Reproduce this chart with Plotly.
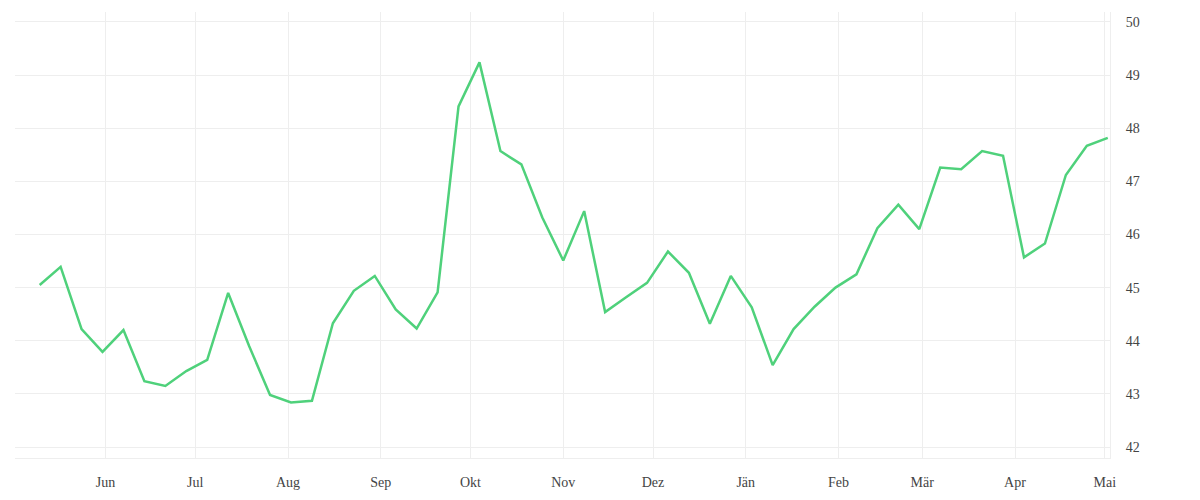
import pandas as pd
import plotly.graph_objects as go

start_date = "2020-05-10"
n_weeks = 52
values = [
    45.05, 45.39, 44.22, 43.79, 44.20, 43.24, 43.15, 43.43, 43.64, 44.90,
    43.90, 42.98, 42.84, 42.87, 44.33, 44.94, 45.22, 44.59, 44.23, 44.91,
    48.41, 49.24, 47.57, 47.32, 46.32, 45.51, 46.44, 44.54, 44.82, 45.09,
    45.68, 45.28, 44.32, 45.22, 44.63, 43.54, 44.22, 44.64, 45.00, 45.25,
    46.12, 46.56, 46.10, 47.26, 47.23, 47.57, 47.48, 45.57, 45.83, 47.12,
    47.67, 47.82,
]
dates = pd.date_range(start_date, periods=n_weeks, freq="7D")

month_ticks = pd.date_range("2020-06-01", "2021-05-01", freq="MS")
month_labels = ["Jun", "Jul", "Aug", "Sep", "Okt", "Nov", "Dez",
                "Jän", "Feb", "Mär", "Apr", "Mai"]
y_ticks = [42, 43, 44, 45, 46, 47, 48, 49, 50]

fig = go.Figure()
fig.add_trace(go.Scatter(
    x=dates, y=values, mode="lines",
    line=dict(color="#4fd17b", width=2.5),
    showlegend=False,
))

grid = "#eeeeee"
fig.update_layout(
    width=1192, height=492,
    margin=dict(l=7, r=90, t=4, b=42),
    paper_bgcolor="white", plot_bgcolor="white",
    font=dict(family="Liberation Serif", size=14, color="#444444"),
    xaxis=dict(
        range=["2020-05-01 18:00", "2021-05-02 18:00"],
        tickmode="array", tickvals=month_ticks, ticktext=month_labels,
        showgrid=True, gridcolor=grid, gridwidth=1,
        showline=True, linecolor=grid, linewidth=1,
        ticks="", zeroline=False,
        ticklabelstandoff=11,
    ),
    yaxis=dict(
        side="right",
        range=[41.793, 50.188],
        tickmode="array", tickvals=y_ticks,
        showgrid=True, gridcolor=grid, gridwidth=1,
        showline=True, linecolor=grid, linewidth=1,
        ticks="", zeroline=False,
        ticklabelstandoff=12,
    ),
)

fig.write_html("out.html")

Exercise task
Please restate the material above line by line, exactly, beginning at its first line and ending with the line that contains "import plotly.graph_objects as go", without any pictures.

Correct output
Reproduce this chart with Plotly.
import pandas as pd
import plotly.graph_objects as go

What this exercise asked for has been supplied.